— begin INPUT DATA —

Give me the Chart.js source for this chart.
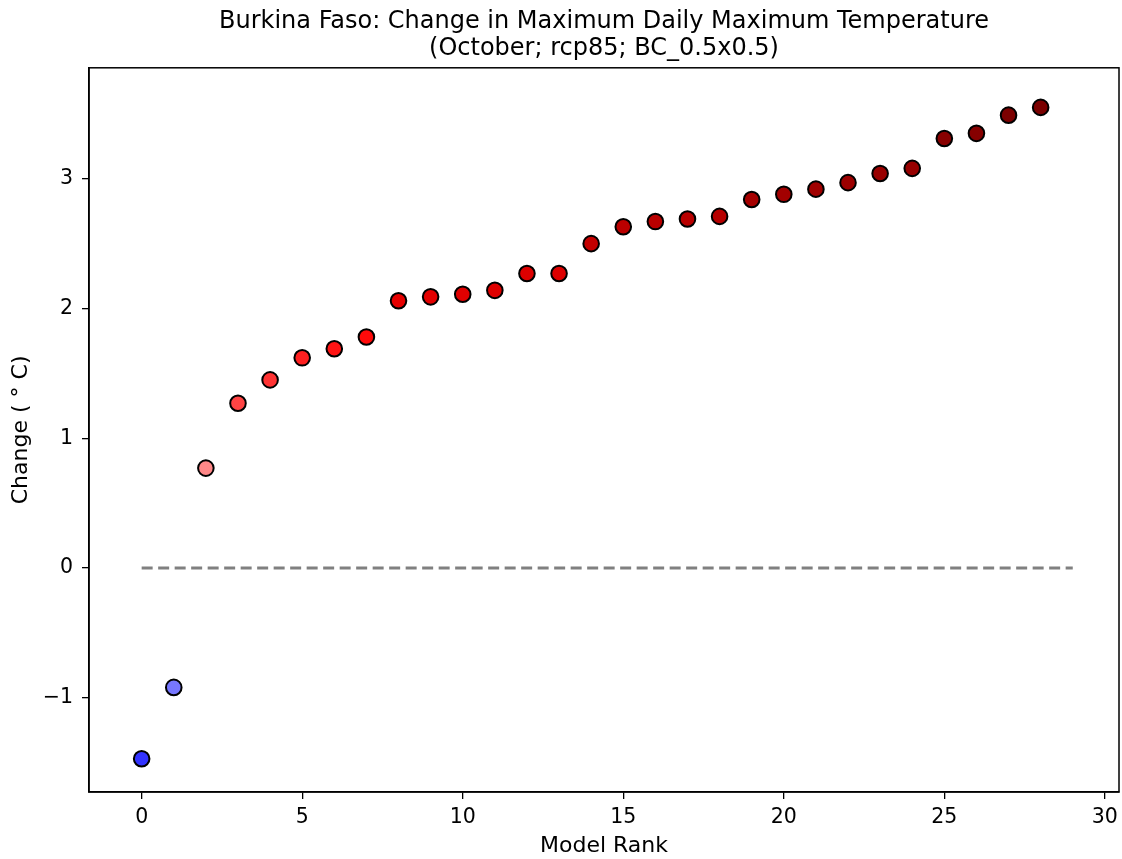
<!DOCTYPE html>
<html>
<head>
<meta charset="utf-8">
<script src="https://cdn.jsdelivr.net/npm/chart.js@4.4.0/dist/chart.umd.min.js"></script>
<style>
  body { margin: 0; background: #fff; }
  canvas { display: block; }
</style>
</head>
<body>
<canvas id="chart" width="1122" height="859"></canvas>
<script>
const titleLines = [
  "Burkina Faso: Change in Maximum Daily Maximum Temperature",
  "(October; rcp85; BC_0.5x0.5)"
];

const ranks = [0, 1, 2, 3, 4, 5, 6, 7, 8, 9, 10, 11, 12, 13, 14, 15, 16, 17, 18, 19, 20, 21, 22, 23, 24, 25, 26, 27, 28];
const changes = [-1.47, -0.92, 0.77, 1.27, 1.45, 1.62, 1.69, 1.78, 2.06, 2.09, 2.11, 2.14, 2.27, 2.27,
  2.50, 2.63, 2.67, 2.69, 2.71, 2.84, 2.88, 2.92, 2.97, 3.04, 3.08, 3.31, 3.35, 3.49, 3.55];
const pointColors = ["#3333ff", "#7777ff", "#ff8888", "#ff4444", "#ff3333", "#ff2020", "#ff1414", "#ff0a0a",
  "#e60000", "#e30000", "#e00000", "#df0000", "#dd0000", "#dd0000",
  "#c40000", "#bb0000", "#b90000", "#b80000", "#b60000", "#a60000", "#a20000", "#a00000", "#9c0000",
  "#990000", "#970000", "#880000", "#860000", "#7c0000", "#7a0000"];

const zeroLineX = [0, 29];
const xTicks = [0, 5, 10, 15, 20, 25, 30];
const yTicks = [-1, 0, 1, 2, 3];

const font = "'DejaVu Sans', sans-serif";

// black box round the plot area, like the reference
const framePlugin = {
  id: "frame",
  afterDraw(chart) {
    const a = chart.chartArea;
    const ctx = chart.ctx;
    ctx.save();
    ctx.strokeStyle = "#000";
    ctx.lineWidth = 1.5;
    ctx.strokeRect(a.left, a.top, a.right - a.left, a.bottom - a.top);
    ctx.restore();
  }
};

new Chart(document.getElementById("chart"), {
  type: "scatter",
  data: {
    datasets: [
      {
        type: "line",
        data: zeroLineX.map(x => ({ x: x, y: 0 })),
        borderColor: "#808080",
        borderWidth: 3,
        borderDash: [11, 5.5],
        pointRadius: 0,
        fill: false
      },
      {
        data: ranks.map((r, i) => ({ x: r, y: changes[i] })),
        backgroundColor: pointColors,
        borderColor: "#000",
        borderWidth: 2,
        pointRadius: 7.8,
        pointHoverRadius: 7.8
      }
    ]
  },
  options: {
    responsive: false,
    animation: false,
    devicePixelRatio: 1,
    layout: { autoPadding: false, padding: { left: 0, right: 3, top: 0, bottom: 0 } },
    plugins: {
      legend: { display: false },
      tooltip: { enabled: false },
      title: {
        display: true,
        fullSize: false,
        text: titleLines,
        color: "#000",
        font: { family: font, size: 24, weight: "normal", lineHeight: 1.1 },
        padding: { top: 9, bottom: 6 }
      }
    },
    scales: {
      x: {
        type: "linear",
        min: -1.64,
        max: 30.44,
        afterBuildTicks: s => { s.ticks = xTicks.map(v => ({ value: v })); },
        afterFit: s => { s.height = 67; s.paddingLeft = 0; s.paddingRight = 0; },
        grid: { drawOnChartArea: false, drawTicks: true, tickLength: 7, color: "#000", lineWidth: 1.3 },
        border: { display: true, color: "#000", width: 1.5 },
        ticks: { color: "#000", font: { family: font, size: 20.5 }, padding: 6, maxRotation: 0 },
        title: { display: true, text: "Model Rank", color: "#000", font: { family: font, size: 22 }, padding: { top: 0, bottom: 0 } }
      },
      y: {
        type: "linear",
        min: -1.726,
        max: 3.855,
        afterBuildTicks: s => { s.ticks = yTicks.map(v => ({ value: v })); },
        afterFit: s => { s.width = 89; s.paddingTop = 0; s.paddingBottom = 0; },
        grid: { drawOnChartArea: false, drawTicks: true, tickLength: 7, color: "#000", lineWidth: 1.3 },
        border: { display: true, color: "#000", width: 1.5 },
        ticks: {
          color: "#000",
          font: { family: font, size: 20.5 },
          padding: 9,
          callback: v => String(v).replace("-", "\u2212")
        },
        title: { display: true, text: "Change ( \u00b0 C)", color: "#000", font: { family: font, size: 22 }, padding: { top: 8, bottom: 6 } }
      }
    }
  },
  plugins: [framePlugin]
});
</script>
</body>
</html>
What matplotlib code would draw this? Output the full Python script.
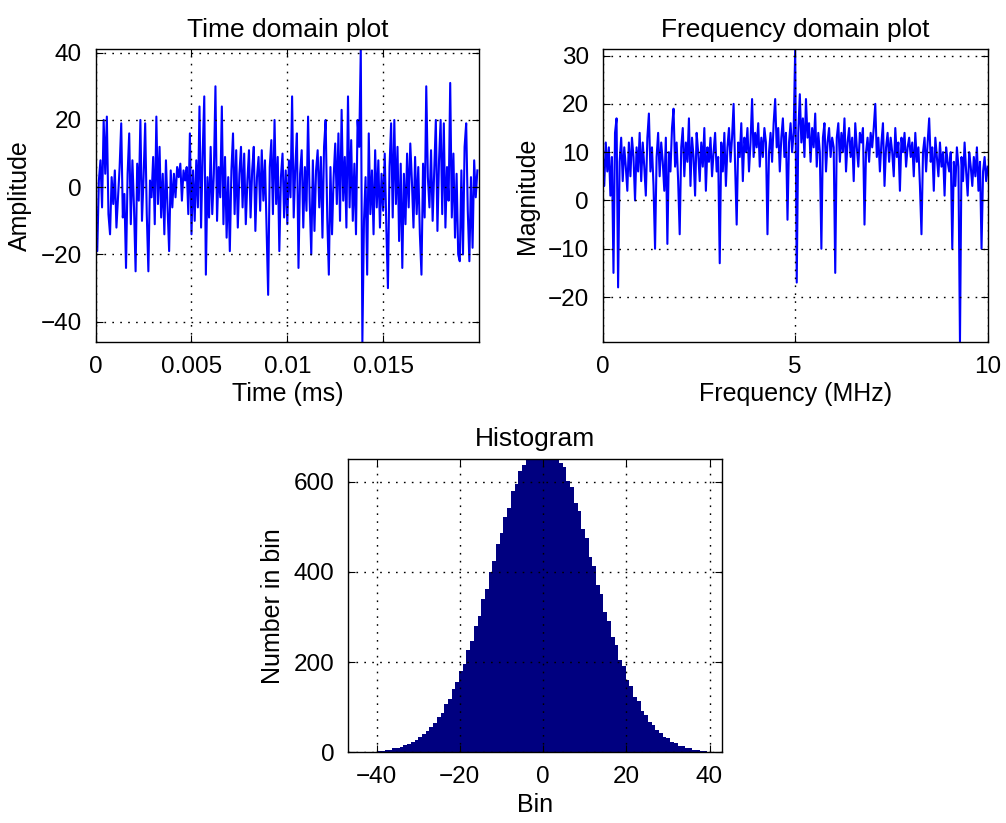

— end INPUT DATA —

**WORK TO COMPLETE:** Repeat the material above word for word, please, apart from its images.

**FINAL ANSWER:**
Give me the Chart.js source for this chart.
<!DOCTYPE html>
<html>
<head>
<meta charset="utf-8">
<script src="https://cdn.jsdelivr.net/npm/chart.js@4.4.0/dist/chart.umd.min.js"></script>
<style>
  body { margin: 0; background: #fff; }
  canvas { display: block; }
</style>
</head>
<body>
<canvas id="chart" width="1122" height="859"></canvas>
<script>
const titleLines = [
  "Burkina Faso: Change in Maximum Daily Maximum Temperature",
  "(October; rcp85; BC_0.5x0.5)"
];

const ranks = [0, 1, 2, 3, 4, 5, 6, 7, 8, 9, 10, 11, 12, 13, 14, 15, 16, 17, 18, 19, 20, 21, 22, 23, 24, 25, 26, 27, 28];
const changes = [-1.47, -0.92, 0.77, 1.27, 1.45, 1.62, 1.69, 1.78, 2.06, 2.09, 2.11, 2.14, 2.27, 2.27,
  2.50, 2.63, 2.67, 2.69, 2.71, 2.84, 2.88, 2.92, 2.97, 3.04, 3.08, 3.31, 3.35, 3.49, 3.55];
const pointColors = ["#3333ff", "#7777ff", "#ff8888", "#ff4444", "#ff3333", "#ff2020", "#ff1414", "#ff0a0a",
  "#e60000", "#e30000", "#e00000", "#df0000", "#dd0000", "#dd0000",
  "#c40000", "#bb0000", "#b90000", "#b80000", "#b60000", "#a60000", "#a20000", "#a00000", "#9c0000",
  "#990000", "#970000", "#880000", "#860000", "#7c0000", "#7a0000"];

const zeroLineX = [0, 29];
const xTicks = [0, 5, 10, 15, 20, 25, 30];
const yTicks = [-1, 0, 1, 2, 3];

const font = "'DejaVu Sans', sans-serif";

// black box round the plot area, like the reference
const framePlugin = {
  id: "frame",
  afterDraw(chart) {
    const a = chart.chartArea;
    const ctx = chart.ctx;
    ctx.save();
    ctx.strokeStyle = "#000";
    ctx.lineWidth = 1.5;
    ctx.strokeRect(a.left, a.top, a.right - a.left, a.bottom - a.top);
    ctx.restore();
  }
};

new Chart(document.getElementById("chart"), {
  type: "scatter",
  data: {
    datasets: [
      {
        type: "line",
        data: zeroLineX.map(x => ({ x: x, y: 0 })),
        borderColor: "#808080",
        borderWidth: 3,
        borderDash: [11, 5.5],
        pointRadius: 0,
        fill: false
      },
      {
        data: ranks.map((r, i) => ({ x: r, y: changes[i] })),
        backgroundColor: pointColors,
        borderColor: "#000",
        borderWidth: 2,
        pointRadius: 7.8,
        pointHoverRadius: 7.8
      }
    ]
  },
  options: {
    responsive: false,
    animation: false,
    devicePixelRatio: 1,
    layout: { autoPadding: false, padding: { left: 0, right: 3, top: 0, bottom: 0 } },
    plugins: {
      legend: { display: false },
      tooltip: { enabled: false },
      title: {
        display: true,
        fullSize: false,
        text: titleLines,
        color: "#000",
        font: { family: font, size: 24, weight: "normal", lineHeight: 1.1 },
        padding: { top: 9, bottom: 6 }
      }
    },
    scales: {
      x: {
        type: "linear",
        min: -1.64,
        max: 30.44,
        afterBuildTicks: s => { s.ticks = xTicks.map(v => ({ value: v })); },
        afterFit: s => { s.height = 67; s.paddingLeft = 0; s.paddingRight = 0; },
        grid: { drawOnChartArea: false, drawTicks: true, tickLength: 7, color: "#000", lineWidth: 1.3 },
        border: { display: true, color: "#000", width: 1.5 },
        ticks: { color: "#000", font: { family: font, size: 20.5 }, padding: 6, maxRotation: 0 },
        title: { display: true, text: "Model Rank", color: "#000", font: { family: font, size: 22 }, padding: { top: 0, bottom: 0 } }
      },
      y: {
        type: "linear",
        min: -1.726,
        max: 3.855,
        afterBuildTicks: s => { s.ticks = yTicks.map(v => ({ value: v })); },
        afterFit: s => { s.width = 89; s.paddingTop = 0; s.paddingBottom = 0; },
        grid: { drawOnChartArea: false, drawTicks: true, tickLength: 7, color: "#000", lineWidth: 1.3 },
        border: { display: true, color: "#000", width: 1.5 },
        ticks: {
          color: "#000",
          font: { family: font, size: 20.5 },
          padding: 9,
          callback: v => String(v).replace("-", "\u2212")
        },
        title: { display: true, text: "Change ( \u00b0 C)", color: "#000", font: { family: font, size: 22 }, padding: { top: 8, bottom: 6 } }
      }
    }
  },
  plugins: [framePlugin]
});
</script>
</body>
</html>
What matplotlib code would draw this? Output the full Python script.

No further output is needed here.